Jean-Louis Trintignant a trouvé son éternel espace jeune, éternelle jeunesse sur 35 mm, sur copies numériques. Eternelle jeunesse de la voix dans son espace sans issue, son impasse corporelle. Bande-son intacte. Et hors-champ une portion de ciel à emporter.
Il s’en fout, Jean-Louis Trintignant. Il vit ailleurs qu’ici. Il a suivi l’itinéraire conseillé, pas celui d’un enfant gâté. Il a emprunté des passages successifs. Il n’a pas écouté les sirènes mais les alarmes. Il a su naviguer en eaux troubles et rien n’a débordé de ses bordures. Rien ne borne, il suffit de s’ouvrir.
Peut-être que les caméras, ça conserve. Peut-être que les films, ça protège. Peut-être que la poésie, que l’art, que la littérature. Peut-être qu’on ne reste pas aux portes de Rome puisque tous les chemins y mènent.
Jean-Louis Trintignant c’est réussir. Même après la mort. Il a trouvé un parking privé, parking éternel pour voix éternelle, garée au meilleur endroit possible. Pour moi, Jean-Louis est garé à la poitrine, côté gauche. Bien épinglé comme un pin’s de la meilleure espèce : sans disparition possible. Mobile à jouer sur grand écran, bobines jamais vide dans la cabine du projectionniste.
Je ne m’appelle pas Jean-Louis Trintignant mais je n’ai pas besoin d’utiliser un tachographe ou un odomètre pour mesurer mes déplacements. Je n’ai pas besoin de connaître la distance parcourue entre moi et moi pour savoir que je suis toujours à la même place. Toujours et depuis toujours vissé aux mêmes panneaux, face à mes propres interdits. Ma signalétique c’est mon squelette, ma roche à monter, ma roche-mère dans laquelle puiser. En diagonal. Mes aménagements intérieurs, indicateurs routiers limités à ma propre parcelle, clôturée de mes cicatrices.

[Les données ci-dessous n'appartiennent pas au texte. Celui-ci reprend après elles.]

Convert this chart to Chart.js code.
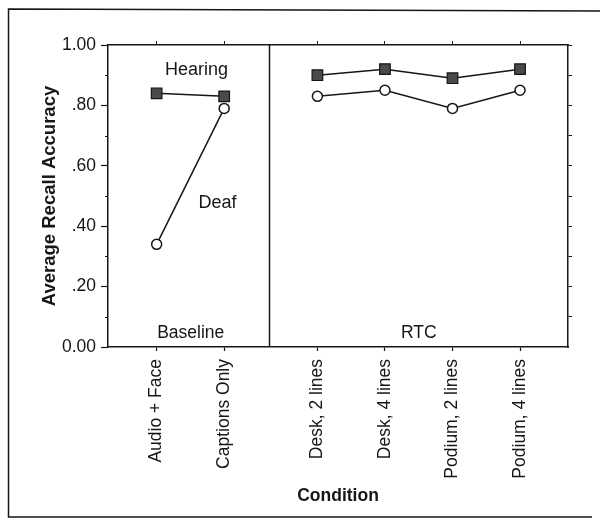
<!DOCTYPE html>
<html><head><meta charset="utf-8">
<script src="https://cdn.jsdelivr.net/npm/chart.js@4.4.0/dist/chart.umd.min.js"></script>
<style>html,body{margin:0;padding:0;background:#fff;}canvas{display:block;}</style>
</head><body>
<canvas id="c" width="600" height="526"></canvas>
<script>
// ---- data ----
const categories = ["Audio + Face", "Captions Only", "Desk, 2 lines", "Desk, 4 lines", "Podium, 2 lines", "Podium, 4 lines"];
const panels = ["Baseline", "Baseline", "RTC", "RTC", "RTC", "RTC"];
const panelNames = ["Baseline", "RTC"];
const seriesNames = ["Hearing", "Deaf"];
const hearing = [0.84, 0.83, 0.90, 0.92, 0.89, 0.92];
const deaf = [0.34, 0.79, 0.83, 0.85, 0.79, 0.85];
const yTickValues = [0, 0.2, 0.4, 0.6, 0.8, 1.0];
const yTickLabels = ["0.00", ".20", ".40", ".60", ".80", "1.00"];

// ---- layout helpers ----
const FONT = "'Liberation Sans', Arial, Helvetica, sans-serif";
const INK = "#161616";
const PANEL_GAP = 0.38;
function xPos(i) { return i + (panels[i] === "RTC" ? PANEL_GAP : 0); }
function points(values) {
  const pts = [];
  values.forEach((v, i) => {
    if (i > 0 && panels[i] !== panels[i - 1]) pts.push({ x: (xPos(i - 1) + xPos(i)) / 2, y: null });
    pts.push({ x: xPos(i), y: v });
  });
  return pts;
}
const X_MIN = xPos(0) - 0.72;
const X_MAX = xPos(categories.length - 1) + 0.71;
const firstRtc = panels.indexOf("RTC");
const DIVIDER = xPos(firstRtc - 1) + (xPos(firstRtc) - xPos(firstRtc - 1)) * 0.485;

function catTicks(scale) {
  scale.ticks = categories.map((c, i) => ({ value: xPos(i) }));
}

const decor = {
  id: 'decor',
  afterDraw(chart) {
    const { ctx, chartArea: a, scales } = chart;
    const x = scales.x, y = scales.y;
    ctx.save();
    ctx.strokeStyle = INK;
    ctx.lineWidth = 1.5;
    // outer frame (left, top, bottom)
    ctx.beginPath();
    ctx.moveTo(600, 11); ctx.lineTo(8.5, 9); ctx.lineTo(8.5, 517); ctx.lineTo(592, 517);
    ctx.stroke();
    // panel divider
    const dx = Math.round(x.getPixelForValue(DIVIDER)) + 0.5;
    ctx.beginPath(); ctx.moveTo(dx, a.top); ctx.lineTo(dx, a.bottom); ctx.stroke();
    // minor ticks on left axis
    ctx.lineWidth = 1;
    for (let k = 1; k < 10; k += 2) {
      const py = Math.round(y.getPixelForValue(k / 10)) + 0.5;
      ctx.beginPath(); ctx.moveTo(a.left - 3, py); ctx.lineTo(a.left, py); ctx.stroke();
    }
    // text annotations
    ctx.fillStyle = INK;
    ctx.font = "18px " + FONT;
    ctx.textAlign = "center"; ctx.textBaseline = "middle";
    ctx.fillText(seriesNames[0], x.getPixelForValue(xPos(0) + 0.59), y.getPixelForValue(0.917));
    ctx.fillText(seriesNames[1], x.getPixelForValue(xPos(0) + 0.90), y.getPixelForValue(0.477));
    const bounds = [a.left, dx, a.right];
    ctx.font = "17.5px " + FONT;
    panelNames.forEach((p, i) => {
      ctx.fillText(p, (bounds[i] + bounds[i + 1]) / 2 + (i === 0 ? 2 : 0), a.bottom - 14);
    });
    ctx.restore();
  }
};

new Chart(document.getElementById('c'), {
  type: 'line',
  data: {
    datasets: [
      {
        label: seriesNames[0], data: points(hearing),
        borderColor: INK, borderWidth: 1.5, spanGaps: false,
        pointStyle: 'rect', pointRadius: 7.5, pointBackgroundColor: '#4a4a4a',
        pointBorderColor: INK, pointBorderWidth: 1.2
      },
      {
        label: seriesNames[1], data: points(deaf),
        borderColor: INK, borderWidth: 1.5, spanGaps: false,
        pointStyle: 'circle', pointRadius: 5, pointBackgroundColor: '#ffffff',
        pointBorderColor: INK, pointBorderWidth: 1.5
      }
    ]
  },
  options: {
    responsive: false, animation: false,
    layout: { padding: { top: 41, left: 0, right: 0, bottom: 0 } },
    plugins: { legend: { display: false }, tooltip: { enabled: false } },
    scales: {
      x: {
        type: 'linear', position: 'bottom', min: X_MIN, max: X_MAX,
        afterBuildTicks: catTicks,
        afterFit: s => { s.height = 179; },
        ticks: {
          autoSkip: false, maxRotation: 90, minRotation: 90, padding: 8,
          color: INK, font: { family: FONT, size: 17.5 },
          callback: (v, i) => categories[i]
        },
        grid: { drawOnChartArea: false, tickLength: 4, color: INK, tickWidth: 1.2 },
        border: { display: true, color: INK, width: 1.5 },
        title: { display: true, text: 'Condition', color: INK,
          font: { family: FONT, size: 17.5, weight: 'bold' }, padding: { top: 0, bottom: 19 } }
      },
      xTop: {
        type: 'linear', position: 'top', min: X_MIN, max: X_MAX,
        afterBuildTicks: catTicks,
        afterFit: s => { s.height = 4; },
        ticks: { display: true, callback: () => '', padding: 0 },
        grid: { drawOnChartArea: false, tickLength: 4, color: INK, tickWidth: 1 },
        border: { display: true, color: INK, width: 1.5 }
      },
      y: {
        type: 'linear', position: 'left', min: 0, max: 1,
        afterBuildTicks: s => { s.ticks = yTickValues.map(v => ({ value: v })); },
        afterFit: s => { s.width = 108; },
        ticks: { color: INK, padding: 5, font: { family: FONT, size: 17.5 },
          callback: (v, i) => yTickLabels[i] },
        grid: { drawOnChartArea: false, tickLength: 7, color: INK, tickWidth: 1.2 },
        border: { display: true, color: INK, width: 1.5 },
        title: { display: true, text: 'Average Recall Accuracy', color: INK,
          font: { family: FONT, size: 18.5, weight: 'bold' }, padding: { top: 39, bottom: 0 } }
      },
      y2: {
        type: 'linear', position: 'right', min: 0, max: 1,
        afterBuildTicks: s => { s.ticks = yTickValues.concat([0.1, 0.3, 0.5, 0.7, 0.9]).filter(v => v > 0).map(v => ({ value: v })); },
        afterFit: s => { s.width = 32; },
        ticks: { display: true, callback: () => '', padding: 0 },
        grid: { drawOnChartArea: false, tickLength: 4, color: INK, tickWidth: 1 },
        border: { display: true, color: INK, width: 1.5 }
      }
    }
  },
  plugins: [decor]
});
</script>
</body></html>
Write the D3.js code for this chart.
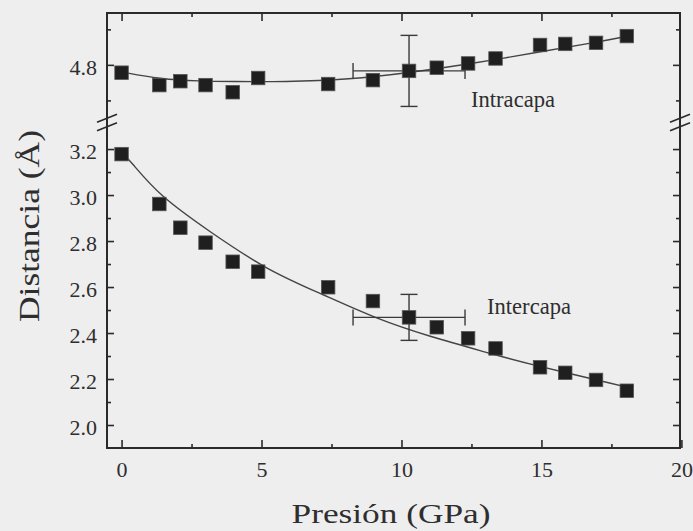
<!DOCTYPE html>
<html>
<head>
<meta charset="utf-8">
<script src="https://cdn.jsdelivr.net/npm/d3@7"></script>
<style>
  html, body { margin: 0; padding: 0; background: #eeeeee; }
  svg { display: block; }
  text { font-family: 'Liberation Serif', Tinos, 'Times New Roman', Times, serif; fill: #2e2e2e; }
</style>
</head>
<body>
<svg id="chart" width="693" height="531"></svg>
<script>
// Pressure (GPa) at which each distance was measured
const pressure = [0, 1.35, 2.1, 3.0, 3.97, 4.88, 7.38, 8.98, 10.27, 11.26, 12.38, 13.36, 14.95, 15.85, 16.95, 18.05];

// Intra-layer and inter-layer distances (Å)
const intracapa = [4.778, 4.743, 4.754, 4.743, 4.723, 4.763, 4.746, 4.757, 4.783, 4.792, 4.804, 4.818, 4.856, 4.859, 4.862, 4.881];
const intercapa = [3.178, 2.961, 2.858, 2.793, 2.710, 2.667, 2.599, 2.539, 2.468, 2.425, 2.377, 2.333, 2.251, 2.227, 2.196, 2.149];

// Fitted trend lines
const fitIntraP = [0, 1.375, 2.8, 3.98, 5.77, 8.16, 10.27, 12.34, 14.91, 16.91, 18.02];
const fitIntraD = [4.780, 4.760, 4.754, 4.753, 4.752, 4.759, 4.778, 4.801, 4.836, 4.863, 4.880];
const fitInterP = [0, 0.3, 1.35, 3.16, 5.19, 7.09, 9.11, 11.02, 13.16, 14.34, 18.05];
const fitInterD = [3.187, 3.150, 2.996, 2.840, 2.674, 2.573, 2.461, 2.384, 2.312, 2.271, 2.165];

// Representative error bar (index into the series)
const errIndex = 8;
const errPressure = 2.0;
const errDistance = 0.1;

// Tick values
const xMajor = [0, 5, 10, 15, 20];
const xMinor = [2.5, 7.5, 12.5, 17.5];
const yLowMajor = [2.0, 2.2, 2.4, 2.6, 2.8, 3.0, 3.2];
const yLowMinor = [2.1, 2.3, 2.5, 2.7, 2.9, 3.1];
const yHighMajor = [4.8];
const yHighMinor = [4.7, 4.9];

const svg = d3.select('#chart');
const ink = '#2a2a2a';
const serif = "'Liberation Serif', Tinos, 'Times New Roman', Times, serif";

const x = d3.scaleLinear().domain([-0.52, 19.95]).range([107, 680]);
const yLow = d3.scaleLinear().domain([1.9, 3.322]).range([448, 121]);
const yHigh = d3.scaleLinear().domain([4.642, 4.946]).range([121, 13]);

const frameLeft = x.range()[0], frameRight = x.range()[1];
const frameTop = yHigh.range()[1], frameBottom = yLow.range()[0];

// Frame
svg.append('rect')
  .attr('x', frameLeft).attr('y', frameTop)
  .attr('width', frameRight - frameLeft).attr('height', frameBottom - frameTop)
  .attr('fill', 'none').attr('stroke', ink).attr('stroke-width', 2);

function styleAxis(g) {
  g.attr('font-family', serif);
  g.select('.domain').remove();
  g.selectAll('line').attr('stroke', ink).attr('stroke-width', 1.6);
  g.selectAll('text')
    .style('font-family', serif)
    .style('font-size', '22px')
    .attr('fill', '#2e2e2e');
}

// Bottom and top x ticks (pointing inward)
svg.append('g').attr('transform', `translate(0,${frameBottom})`)
  .call(d3.axisBottom(x).tickValues(xMajor).tickSize(-8).tickFormat(d3.format('d')))
  .call(styleAxis)
  .call(g => g.selectAll('text').attr('y', 28.5).attr('dy', 0));
svg.append('g').attr('transform', `translate(0,${frameBottom})`)
  .call(d3.axisBottom(x).tickValues(xMinor).tickSize(-4).tickFormat(''))
  .call(styleAxis);
svg.append('g').attr('transform', `translate(0,${frameTop})`)
  .call(d3.axisTop(x).tickValues(xMajor.filter(v => v < 20)).tickSize(-8).tickFormat(''))
  .call(styleAxis);
svg.append('g').attr('transform', `translate(0,${frameTop})`)
  .call(d3.axisTop(x).tickValues(xMinor).tickSize(-4).tickFormat(''))
  .call(styleAxis);

// Left and right y ticks for both segments
[[yLow, yLowMajor, yLowMinor], [yHigh, yHighMajor, yHighMinor]].forEach(([sc, maj, min]) => {
  svg.append('g').attr('transform', `translate(${frameLeft},0)`)
    .call(d3.axisLeft(sc).tickValues(maj).tickSize(-7).tickPadding(10).tickFormat(d3.format('.1f')))
    .call(styleAxis)
    .call(g => g.selectAll('text').attr('dy', '0.42em'));
  svg.append('g').attr('transform', `translate(${frameLeft},0)`)
    .call(d3.axisLeft(sc).tickValues(min).tickSize(-4).tickFormat(''))
    .call(styleAxis);
  svg.append('g').attr('transform', `translate(${frameRight},0)`)
    .call(d3.axisRight(sc).tickValues(maj).tickSize(-7).tickFormat(''))
    .call(styleAxis);
  svg.append('g').attr('transform', `translate(${frameRight},0)`)
    .call(d3.axisRight(sc).tickValues(min).tickSize(-4).tickFormat(''))
    .call(styleAxis);
});

// Axis break marks
const breakY = 122.5;
[frameLeft, frameRight].forEach(ax => {
  [-4.3, 4.3].forEach(off => {
    svg.append('line')
      .attr('x1', ax - 10).attr('y1', breakY + off + 4)
      .attr('x2', ax + 10).attr('y2', breakY + off - 4)
      .attr('stroke', ink).attr('stroke-width', 1.6);
  });
});

// Fitted curves
const lineIntra = d3.line().x(d => x(d[0])).y(d => yHigh(d[1])).curve(d3.curveBasis);
const lineInter = d3.line().x(d => x(d[0])).y(d => yLow(d[1])).curve(d3.curveBasis);
svg.append('path')
  .attr('d', lineIntra(d3.zip(fitIntraP, fitIntraD)))
  .attr('fill', 'none').attr('stroke', '#444').attr('stroke-width', 1.4);
svg.append('path')
  .attr('d', lineInter(d3.zip(fitInterP, fitInterD)))
  .attr('fill', 'none').attr('stroke', '#444').attr('stroke-width', 1.4);

// Error bars
function errorBar(sc, px, py) {
  const g = svg.append('g').attr('stroke', '#3a3a3a').attr('stroke-width', 1.4);
  const cx = x(px), cy = sc(py);
  const x0 = x(px - errPressure), x1 = x(px + errPressure);
  const y0 = sc(py - errDistance), y1 = sc(py + errDistance);
  g.append('line').attr('x1', x0).attr('x2', x1).attr('y1', cy).attr('y2', cy);
  g.append('line').attr('x1', cx).attr('x2', cx).attr('y1', y0).attr('y2', y1);
  [x0, x1].forEach(v => g.append('line').attr('x1', v).attr('x2', v).attr('y1', cy - 8).attr('y2', cy + 8));
  [y0, y1].forEach(v => g.append('line').attr('x1', cx - 8.5).attr('x2', cx + 8.5).attr('y1', v).attr('y2', v));
}
errorBar(yHigh, pressure[errIndex], intracapa[errIndex]);
errorBar(yLow, pressure[errIndex], intercapa[errIndex]);

// Square markers
const size = 13.5;
function markers(sc, values) {
  svg.append('g').selectAll('rect')
    .data(d3.zip(pressure, values))
    .join('rect')
    .attr('x', d => x(d[0]) - size / 2)
    .attr('y', d => sc(d[1]) - size / 2)
    .attr('width', size).attr('height', size)
    .attr('fill', '#1f1f1f')
    .attr('stroke', '#555').attr('stroke-width', 0.8);
}
markers(yHigh, intracapa);
markers(yLow, intercapa);

// Series labels
svg.append('text').attr('x', 471).attr('y', 106.5)
  .attr('textLength', 84).attr('lengthAdjust', 'spacingAndGlyphs')
  .style('font-family', serif).style('font-size', '23px').text('Intracapa');
svg.append('text').attr('x', 487).attr('y', 313.5)
  .attr('textLength', 84).attr('lengthAdjust', 'spacingAndGlyphs')
  .style('font-family', serif).style('font-size', '23px').text('Intercapa');

// Axis titles
svg.append('text').attr('x', 391).attr('y', 523)
  .attr('text-anchor', 'middle')
  .attr('textLength', 199).attr('lengthAdjust', 'spacingAndGlyphs')
  .style('font-family', serif).style('font-size', '27px').text('Presión (GPa)');
svg.append('text')
  .attr('transform', 'translate(38.5,226) rotate(-90)')
  .attr('text-anchor', 'middle')
  .attr('textLength', 192).attr('lengthAdjust', 'spacingAndGlyphs')
  .style('font-family', serif).style('font-size', '29px').text('Distancia (Å)');
</script>
</body>
</html>
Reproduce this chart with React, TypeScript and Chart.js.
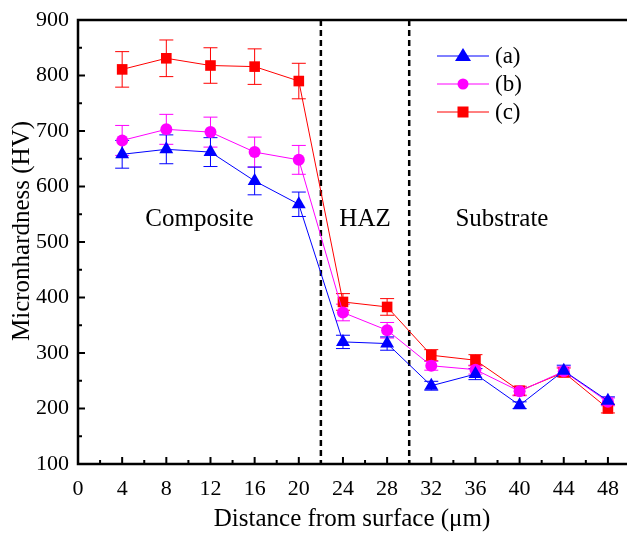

Moi aussi, comme Jean-Louis Trintignant, je suivrai le sens unique de ma voie, je connaîtrai le parking très privé du cimetière, je serai en livraison gratuite, sans pvc ni pierre tombale. Ou jeté aux ordures ménagères, ou à la terre d’ici, entassement de cendres avec mulots morts et plantes bouturées, avec insectes fouissant et arbustes comme vigne en pépinière, comme olivier d’ornement.
Je n’ai pas suivi la consigne du protocole, je suis un peu passée à côté, j’ai seulement utilisé les mots glanés pour écrire, les réimpacter dans le texte.
éternelle c’est pas complètement sûr – ça n’a qu’un temps, disons (surtout vers la fin, disait l’autre hein…) – mais c’est quand même réussi… (c’est plus facile avec quelqu’un qu’on aime aussi)
si-si, éternelle la voix et le visage. La force du cinéma…
Bonjour Perle
Un beau chemin de traverse que tu empruntes là, dans la compagnie de Trintignant qui plus est. Merci beaucoup pour ce beau moment de lecture !
Merci, c’est cette compagnie-là qui justifie la traversée.
Beaucoup aimé la montée en puissance poétique du texte.